Com a interação de consumidor e empresas, as vendas devem oferecer experiências únicas para cada cliente. “Cada vez mais as empresas vão conhecer seus clientes e seus consumidores, pois terão ferramentas estratégicas para ter dados sobre cada consumidor”. Em outras palavras, dizem os especialistas, será questão de sobrevivência entender que cada cliente é único e que as necessidades de um podem ser diferentes das de outro. Isso ajudará as empresas a serem competitivas em um cenário de alta concorrência, “comoditização” de produtos e serviços e público cada vez mais informado e exigente.

Nesse cenário que vai sendo construído desde agora, os comunicadores são unânimes: não haverá um rei dos stakeholders, como até aqui foi a mídia. “Permita-me o humor: não há mais espaço para monarquias. A revolução está em andamento. O poder está partilhado. Ao invés de falar em reinados, na Temple costumamos chamar de protagonistas. Nossas equipes se organizam em torno de cenários, que reúnem profissionais de comunicação, PR, RI, comunidades, sustentabilidade. Cada cenário tem seus stakeholders, seus protagonistas. Da mesma forma, cada cenário tem seu monitoramento, seu social listening”, descreve Cativo. Em última instância, cada cenário tem a sua narrativa. A professora Margarida concorda com Cativo: não será mais um determinado segmento de público estratégico o rei dos stakeholders, e sim a sociedade. “E é a agenda da sociedade que pautará as mensagens e induzirá as atitudes comportamentais das organizações e dos públicos”.

Não existe fórmula mágica. O que existe são muitas possibilidades que devem ser exploradas com inteligência para realizar a comunicação com os diversos públicos. E aí a credibilidade, aposta Renato Souza, da Deloitte, se torna o ponto-chave. “Posso utilizar todas as plataformas, ter conteúdos para explorar cinco vezes por dia, o ano todo. Posso ter uma potência de divulgação tempo integral, expondo os meus conteúdos para os meus públicos de interesse. Mas, se por trás disso não houver um compromisso com a qualidade do que for apresentado, as empresas perdem a oportunidade mais duradoura, mais efetiva e mais crível com seus stakeholders”, ressalta.

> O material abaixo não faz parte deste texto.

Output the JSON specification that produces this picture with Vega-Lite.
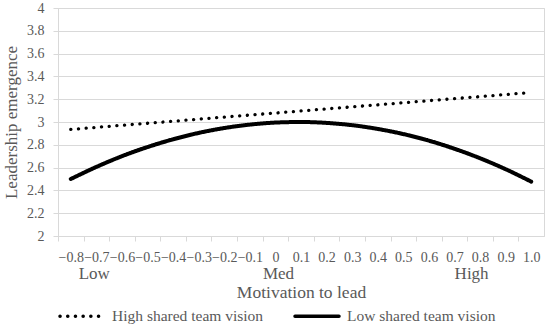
{
  "$schema": "https://vega.github.io/schema/vega-lite/v6.json",
  "width": 486,
  "height": 228,
  "autosize": "none",
  "padding": {"left": 58, "top": 8, "right": 6, "bottom": 92},
  "background": "white",
  "config": {
    "font": "Liberation Serif",
    "axis": {"labelFont": "Liberation Serif", "titleFont": "Liberation Serif"},
    "legend": {"labelFont": "Liberation Serif"},
    "view": {"stroke": "#d9d9d9", "strokeWidth": 1}
  },
  "datasets": {
    "rows": [
      {"series": "High shared team vision", "x": -0.8, "y": 2.935},
      {"series": "High shared team vision", "x": -0.7, "y": 2.953},
      {"series": "High shared team vision", "x": -0.6, "y": 2.971},
      {"series": "High shared team vision", "x": -0.5, "y": 2.989},
      {"series": "High shared team vision", "x": -0.4, "y": 3.007},
      {"series": "High shared team vision", "x": -0.3, "y": 3.025},
      {"series": "High shared team vision", "x": -0.2, "y": 3.043},
      {"series": "High shared team vision", "x": -0.1, "y": 3.061},
      {"series": "High shared team vision", "x": 0.0, "y": 3.079},
      {"series": "High shared team vision", "x": 0.1, "y": 3.097},
      {"series": "High shared team vision", "x": 0.2, "y": 3.115},
      {"series": "High shared team vision", "x": 0.3, "y": 3.133},
      {"series": "High shared team vision", "x": 0.4, "y": 3.151},
      {"series": "High shared team vision", "x": 0.5, "y": 3.169},
      {"series": "High shared team vision", "x": 0.6, "y": 3.187},
      {"series": "High shared team vision", "x": 0.7, "y": 3.205},
      {"series": "High shared team vision", "x": 0.8, "y": 3.223},
      {"series": "High shared team vision", "x": 0.9, "y": 3.241},
      {"series": "High shared team vision", "x": 1.0, "y": 3.259},
      {"series": "Low shared team vision", "x": -0.8, "y": 2.500},
      {"series": "Low shared team vision", "x": -0.7, "y": 2.606},
      {"series": "Low shared team vision", "x": -0.6, "y": 2.700},
      {"series": "Low shared team vision", "x": -0.5, "y": 2.780},
      {"series": "Low shared team vision", "x": -0.4, "y": 2.848},
      {"series": "Low shared team vision", "x": -0.3, "y": 2.904},
      {"series": "Low shared team vision", "x": -0.2, "y": 2.947},
      {"series": "Low shared team vision", "x": -0.1, "y": 2.977},
      {"series": "Low shared team vision", "x": 0.0, "y": 2.995},
      {"series": "Low shared team vision", "x": 0.1, "y": 3.000},
      {"series": "Low shared team vision", "x": 0.2, "y": 2.992},
      {"series": "Low shared team vision", "x": 0.3, "y": 2.972},
      {"series": "Low shared team vision", "x": 0.4, "y": 2.939},
      {"series": "Low shared team vision", "x": 0.5, "y": 2.894},
      {"series": "Low shared team vision", "x": 0.6, "y": 2.836},
      {"series": "Low shared team vision", "x": 0.7, "y": 2.765},
      {"series": "Low shared team vision", "x": 0.8, "y": 2.682},
      {"series": "Low shared team vision", "x": 0.9, "y": 2.586},
      {"series": "Low shared team vision", "x": 1.0, "y": 2.477}
    ]
  },
  "data": {"name": "rows"},
  "encoding": {
    "y": {
      "field": "y",
      "type": "quantitative",
      "scale": {"domain": [2, 4], "nice": false, "zero": false},
      "axis": {
        "values": [2, 2.2, 2.4, 2.6, 2.8, 3, 3.2, 3.4, 3.6, 3.8, 4],
        "format": "~g",
        "grid": true,
        "gridColor": "#d9d9d9",
        "domainColor": "#d9d9d9",
        "tickColor": "#d9d9d9",
        "tickSize": 5,
        "labelFont": "Liberation Serif",
        "labelFontSize": 14,
        "labelColor": "#595959",
        "labelPadding": 9,
        "title": "Leadership emergence",
        "titleFont": "Liberation Serif",
        "titleFontSize": 17,
        "titleFontWeight": "normal",
        "titleColor": "#595959",
        "titlePadding": 6
      }
    },
    "color": {
      "field": "series",
      "type": "nominal",
      "scale": {"domain": ["High shared team vision", "Low shared team vision"], "range": ["#000000", "#000000"]},
      "legend": {
        "title": null,
        "orient": "bottom",
        "direction": "horizontal",
        "offset": -9,
        "symbolType": "stroke",
        "symbolSize": 1936,
        "symbolStrokeWidth": 3.5,
        "labelFont": "Liberation Serif",
        "labelFontSize": 15.5,
        "labelColor": "#595959",
        "labelOffset": 6,
        "columnPadding": 24,
        "encode": {"symbols": {"update": {"strokeCap": {"value": "round"}}}}
      }
    },
    "strokeDash": {
      "field": "series",
      "type": "nominal",
      "scale": {"domain": ["High shared team vision", "Low shared team vision"], "range": [[0.1, 7.6], [1, 0]]},
      "legend": {
        "title": null,
        "orient": "bottom",
        "direction": "horizontal",
        "offset": -9,
        "symbolType": "stroke",
        "symbolSize": 1936,
        "symbolStrokeWidth": 3.5,
        "labelFont": "Liberation Serif",
        "labelFontSize": 15.5,
        "labelColor": "#595959",
        "labelOffset": 6,
        "columnPadding": 24,
        "encode": {"symbols": {"update": {"strokeCap": {"value": "round"}}}}
      }
    }
  },
  "resolve": {"axis": {"x": "independent"}},
  "layer": [
    {
      "transform": [{"filter": "datum.series === 'High shared team vision'"}],
      "mark": {"type": "line", "interpolate": "monotone", "strokeWidth": 3.3, "strokeCap": "round"},
      "encoding": {
        "x": {
          "field": "x",
          "type": "quantitative",
          "scale": {"domain": [-0.85, 1.05], "nice": false, "zero": false},
          "axis": {
            "orient": "bottom",
            "values": [-0.8, -0.7, -0.6, -0.5, -0.4, -0.3, -0.2, -0.1, 0, 0.1, 0.2, 0.3, 0.4, 0.5, 0.6, 0.7, 0.8, 0.9, 1.0],
            "labelExpr": "datum.value == 0 ? '0' : format(datum.value, '.1f')",
            "grid": false,
            "domainColor": "#d9d9d9",
            "tickColor": "#d9d9d9",
            "tickSize": 5,
            "tickOffset": -12.79,
            "labelOffset": 12.79,
            "labelPadding": 9,
            "labelFont": "Liberation Serif",
            "labelFontSize": 14,
            "labelColor": "#595959",
            "labelOverlap": false,
            "labelFlush": false,
            "labelBound": false,
            "title": null
          }
        }
      }
    },
    {
      "transform": [{"filter": "datum.series === 'Low shared team vision'"}],
      "mark": {"type": "line", "interpolate": "monotone", "strokeWidth": 4, "strokeCap": "round"},
      "encoding": {
        "x": {
          "field": "x",
          "type": "quantitative",
          "scale": {"domain": [-0.85, 1.05], "nice": false, "zero": false},
          "axis": {
            "orient": "bottom",
            "values": [-0.71, 0.01, 0.765],
            "labelExpr": "datum.value < -0.3 ? 'Low' : (datum.value < 0.4 ? 'Med' : 'High')",
            "grid": false,
            "domain": false,
            "ticks": false,
            "tickSize": 0,
            "labelPadding": 29,
            "labelFont": "Liberation Serif",
            "labelFontSize": 17,
            "labelColor": "#595959",
            "labelOverlap": false,
            "labelFlush": false,
            "labelBound": false,
            "title": "Motivation to lead",
            "titleFont": "Liberation Serif",
            "titleFontSize": 17.5,
            "titleFontWeight": "normal",
            "titleColor": "#595959",
            "titlePadding": 2
          }
        }
      }
    }
  ]
}
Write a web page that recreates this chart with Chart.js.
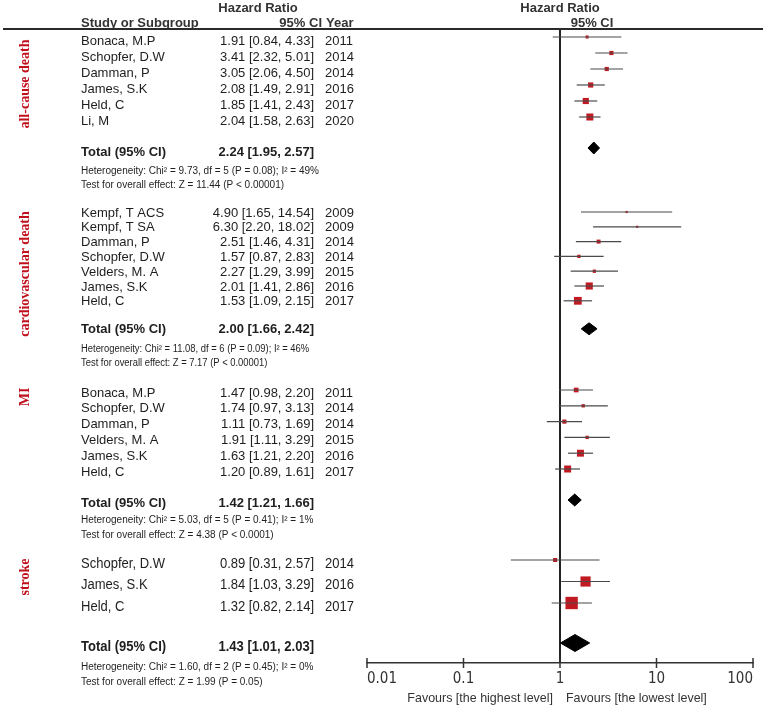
<!DOCTYPE html>
<html>
<head>
<meta charset="utf-8">
<script src="https://cdn.jsdelivr.net/npm/chart.js@4"></script>
<style>
  body { margin: 0; background: #fff; }
  canvas { display: block; }
</style>
</head>
<body>
<canvas id="forest" width="767" height="710"></canvas>
<script>
// ---- data ----
const GROUP_NAMES = ["all-cause death", "cardiovascular death", "MI", "stroke"];

const allCauseStudies = ["Bonaca, M.P", "Schopfer, D.W", "Damman, P", "James, S.K", "Held, C", "Li, M"];
const allCauseYears = [2011, 2014, 2014, 2016, 2017, 2020];
const allCauseHR = [1.91, 3.41, 3.05, 2.08, 1.85, 2.04];
const allCauseLow = [0.84, 2.32, 2.06, 1.49, 1.41, 1.58];
const allCauseHigh = [4.33, 5.01, 4.50, 2.91, 2.43, 2.63];
const allCauseWeight = [6, 11, 11, 17, 24, 31];
const allCauseTotal = [2.24, 1.95, 2.57];
const allCauseHet = "Heterogeneity: Chi² = 9.73, df = 5 (P = 0.08); I² = 49%";
const allCauseTest = "Test for overall effect: Z = 11.44 (P < 0.00001)";

const cvStudies = ["Kempf, T ACS", "Kempf, T SA", "Damman, P", "Schopfer, D.W", "Velders, M. A", "James, S.K", "Held, C"];
const cvYears = [2009, 2009, 2014, 2014, 2015, 2016, 2017];
const cvHR = [4.90, 6.30, 2.51, 1.57, 2.27, 2.01, 1.53];
const cvLow = [1.65, 2.20, 1.46, 0.87, 1.29, 1.41, 1.09];
const cvHigh = [14.54, 18.02, 4.31, 2.83, 3.99, 2.86, 2.15];
const cvWeight = [3, 3, 10, 7, 7, 32, 38];
const cvTotal = [2.00, 1.66, 2.42];
const cvHet = "Heterogeneity: Chi² = 11.08, df = 6 (P = 0.09); I² = 46%";
const cvTest = "Test for overall effect: Z = 7.17 (P < 0.00001)";

const miStudies = ["Bonaca, M.P", "Schopfer, D.W", "Damman, P", "Velders, M. A", "James, S.K", "Held, C"];
const miYears = [2011, 2014, 2014, 2015, 2016, 2017];
const miHR = [1.47, 1.74, 1.11, 1.91, 1.63, 1.20];
const miLow = [0.98, 0.97, 0.73, 1.11, 1.21, 0.89];
const miHigh = [2.20, 3.13, 1.69, 3.29, 2.20, 1.61];
const miWeight = [14, 7, 11, 7, 30, 31];
const miTotal = [1.42, 1.21, 1.66];
const miHet = "Heterogeneity: Chi² = 5.03, df = 5 (P = 0.41); I² = 1%";
const miTest = "Test for overall effect: Z = 4.38 (P < 0.0001)";

const strokeStudies = ["Schopfer, D.W", "James, S.K", "Held, C"];
const strokeYears = [2014, 2016, 2017];
const strokeHR = [0.89, 1.84, 1.32];
const strokeLow = [0.31, 1.03, 0.82];
const strokeHigh = [2.57, 3.29, 2.14];
const strokeWeight = [6, 38, 56];
const strokeTotal = [1.43, 1.01, 2.03];
const strokeHet = "Heterogeneity: Chi² = 1.60, df = 2 (P = 0.45); I² = 0%";
const strokeTest = "Test for overall effect: Z = 1.99 (P = 0.05)";

const X_TICKS = [0.01, 0.1, 1, 10, 100];
const FAVOURS_LEFT = "Favours [the highest level]";
const FAVOURS_RIGHT = "Favours [the lowest level]";

// ---- layout (row placement, not data) ----
const layout = [
  { start: 37, step: 16, totalGap: 31, textShift: 4, hetGap: 23, testGap: 37, labelY: 84, diamondH: 6, boxK: 1.26, rowFont: 13, totalFont: 13 },
  { start: 212, step: 14.8, totalGap: 28, textShift: 1, hetGap: 20, testGap: 34, labelY: 274, diamondH: 6, boxK: 1.26, rowFont: 13, totalFont: 13 },
  { start: 390, step: 15.8, totalGap: 31, textShift: 3, hetGap: 20, testGap: 35, labelY: 397, diamondH: 6, boxK: 1.26, rowFont: 13, totalFont: 13 },
  { start: 560, step: 21.5, totalGap: 40, textShift: 4, hetGap: 24, testGap: 39, labelY: 577, diamondH: 8.5, boxK: 1.65, rowFont: 14, totalFont: 14 },
];

const groups = [
  { studies: allCauseStudies, years: allCauseYears, hr: allCauseHR, lo: allCauseLow, hi: allCauseHigh, w: allCauseWeight, total: allCauseTotal, het: allCauseHet, test: allCauseTest },
  { studies: cvStudies, years: cvYears, hr: cvHR, lo: cvLow, hi: cvHigh, w: cvWeight, total: cvTotal, het: cvHet, test: cvTest },
  { studies: miStudies, years: miYears, hr: miHR, lo: miLow, hi: miHigh, w: miWeight, total: miTotal, het: miHet, test: miTest },
  { studies: strokeStudies, years: strokeYears, hr: strokeHR, lo: strokeLow, hi: strokeHigh, w: strokeWeight, total: strokeTotal, het: strokeHet, test: strokeTest },
];

const RED = "#c21a22";
const LABEL_RED = "#c0101c";
const INK = "#1e1e1e";
const SANS = "'Liberation Sans', Arial, sans-serif";

function rowY(g, i) { return layout[g].start + i * layout[g].step; }
function totalY(g) { return rowY(g, groups[g].studies.length - 1) + layout[g].totalGap; }
function ci(hr, lo, hi) { return hr.toFixed(2) + " [" + lo.toFixed(2) + ", " + hi.toFixed(2) + "]"; }

// build datasets
const datasets = [];
const boxes = [];
const boxSizes = [];
groups.forEach((grp, g) => {
  grp.studies.forEach((s, i) => {
    const y = rowY(g, i);
    datasets.push({
      data: [{ x: grp.lo[i], y: y }, { x: grp.hi[i], y: y }],
      showLine: true, borderColor: "#4a4a4a", borderWidth: 1.2, pointRadius: 0,
    });
    boxes.push({ x: grp.hr[i], y: y });
    // side of square ~ sqrt(weight)
    boxSizes.push(layout[g].boxK * Math.sqrt(grp.w[i]) / (2 * Math.SQRT1_2));
  });
  const ty = totalY(g), h = layout[g].diamondH, t = grp.total;
  datasets.push({
    data: [{ x: t[1], y: ty }, { x: t[0], y: ty - h }, { x: t[2], y: ty }, { x: t[0], y: ty + h }, { x: t[1], y: ty }],
    showLine: true, fill: "shape", backgroundColor: "#000", borderColor: "#000", borderWidth: 1, pointRadius: 0, tension: 0,
  });
});
datasets.push({
  data: boxes, pointStyle: "rect", pointRadius: boxSizes, backgroundColor: RED, borderWidth: 0, pointHoverRadius: boxSizes,
});

function txt(ctx, s, x, y, font, align, color, sx) {
  ctx.save();
  ctx.font = font;
  ctx.fillStyle = color || INK;
  ctx.textAlign = align || "left";
  ctx.textBaseline = "middle";
  ctx.translate(x, y);
  ctx.scale(sx || 1, 1);
  ctx.fillText(s, 0, 0);
  ctx.restore();
}

const forestPlugin = {
  id: "forest",
  beforeDatasetsDraw(chart) {
    const ctx = chart.ctx, xs = chart.scales.x, area = chart.chartArea;
    const x1 = xs.getPixelForValue(1);
    ctx.save();
    ctx.strokeStyle = "#222";
    ctx.lineWidth = 2;
    ctx.beginPath();
    ctx.moveTo(x1, area.top);
    ctx.lineTo(x1, area.bottom);
    ctx.stroke();
    ctx.restore();
  },
  afterDraw(chart) {
    const ctx = chart.ctx, xs = chart.scales.x, area = chart.chartArea;

    // headers
    const hb = "bold 13px " + SANS;
    txt(ctx, "Hazard Ratio", 258, 8, hb, "center", "#333");
    txt(ctx, "Study or Subgroup", 81, 23, hb, "left", "#333");
    txt(ctx, "95% CI", 322, 23, hb, "right", "#333");
    txt(ctx, "Year", 326, 23, hb, "left", "#333");
    txt(ctx, "Hazard Ratio", 560, 8, hb, "center", "#333");
    txt(ctx, "95% CI", 592, 23, hb, "center", "#333");

    ctx.save();
    ctx.strokeStyle = "#2a2a2a";
    ctx.lineWidth = 2;
    ctx.beginPath();
    ctx.moveTo(3, 29);
    ctx.lineTo(763, 29);
    ctx.stroke();
    ctx.restore();

    groups.forEach((grp, g) => {
      const L = layout[g];
      const sx = g === 3 ? 0.93 : 1;
      const rf = L.rowFont + "px " + SANS;
      grp.studies.forEach((s, i) => {
        const y = rowY(g, i) + L.textShift;
        txt(ctx, s, 81, y, rf, "left", INK, sx);
        txt(ctx, ci(grp.hr[i], grp.lo[i], grp.hi[i]), 314, y, rf, "right", INK, sx);
        txt(ctx, String(grp.years[i]), 325, y, rf, "left", INK, sx);
      });
      const ty = totalY(g);
      const tf = "bold " + L.totalFont + "px " + SANS;
      txt(ctx, "Total (95% CI)", 81, ty + L.textShift, tf, "left", INK, sx);
      txt(ctx, ci(grp.total[0], grp.total[1], grp.total[2]), 314, ty + L.textShift, tf, "right", INK, sx);
      const hsx = g === 1 ? 0.94 : 1;
      txt(ctx, grp.het, 81, ty + L.hetGap, "10px " + SANS, "left", INK, hsx);
      txt(ctx, grp.test, 81, ty + L.testGap, "10px " + SANS, "left", INK, hsx);

      ctx.save();
      ctx.translate(25, L.labelY);
      ctx.rotate(-Math.PI / 2);
      ctx.font = "bold 14px 'Liberation Serif', 'Times New Roman', serif";
      ctx.fillStyle = LABEL_RED;
      ctx.textAlign = "center";
      ctx.textBaseline = "middle";
      ctx.fillText(GROUP_NAMES[g], 0, 0);
      ctx.restore();
    });

    // tick marks crossing the axis
    ctx.save();
    ctx.strokeStyle = "#333";
    ctx.lineWidth = 1.5;
    xs.ticks.forEach(t => {
      const x = xs.getPixelForValue(t.value);
      ctx.beginPath();
      ctx.moveTo(x, area.bottom - 5);
      ctx.lineTo(x, area.bottom + 5);
      ctx.stroke();
    });
    ctx.restore();

    const x1 = xs.getPixelForValue(1);
    txt(ctx, FAVOURS_LEFT, x1 - 7, 698, "13px " + SANS, "right", "#333", 0.96);
    txt(ctx, FAVOURS_RIGHT, x1 + 6, 698, "13px " + SANS, "left", "#333", 0.96);
  },
};

new Chart(document.getElementById("forest"), {
  type: "scatter",
  data: { datasets: datasets },
  options: {
    responsive: false,
    animation: false,
    events: [],
    layout: { padding: { left: 367, right: 14, top: 30, bottom: 0 } },
    plugins: { legend: { display: false }, tooltip: { enabled: false } },
    scales: {
      x: {
        type: "logarithmic",
        min: 0.01,
        max: 100,
        afterBuildTicks: (scale) => { scale.ticks = X_TICKS.map(v => ({ value: v })); },
        afterFit: (scale) => { scale.height = 47; },
        grid: { display: false, drawTicks: false },
        border: { display: true, color: "#333", width: 1.5 },
        ticks: {
          autoSkip: false,
          maxRotation: 0,
          align: "inner",
          padding: 7,
          color: "#333",
          font: { family: "'Liberation Sans Narrow', 'DejaVu Sans Condensed', 'Liberation Sans', Arial", size: 15 },
          callback: (v) => String(v),
        },
      },
      y: { type: "linear", min: 30, max: 663, reverse: true, display: false },
    },
  },
  plugins: [forestPlugin],
});
</script>
</body>
</html>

Para o professor Radfahrer, a comunicação será mais tecnológica, personalizada, imersiva e provavelmente mais conectada. E provoca durante a entrevista: qual meio possui essas características? Ao que emenda com a resposta: videogame. “O videogame, meio de comunicação ligado a uma inteligência de máquina, é quase que um continente não descoberto. A maior parte dos profissionais de comunicação ignora o que está acontecendo dentro de um Xbox e um Playstation, sendo que é uma gigantesca forma de comunicação, que trava o individuo no sofá por horas”, explica. O futuro do relacionamento com públicos, diz o professor, tem tudo a ver com reconhecer as oportunidades no mundo dos videogames. Como fazer isso? Só o tempo dirá. Claro que é apenas uma das inúmeras possibilidades.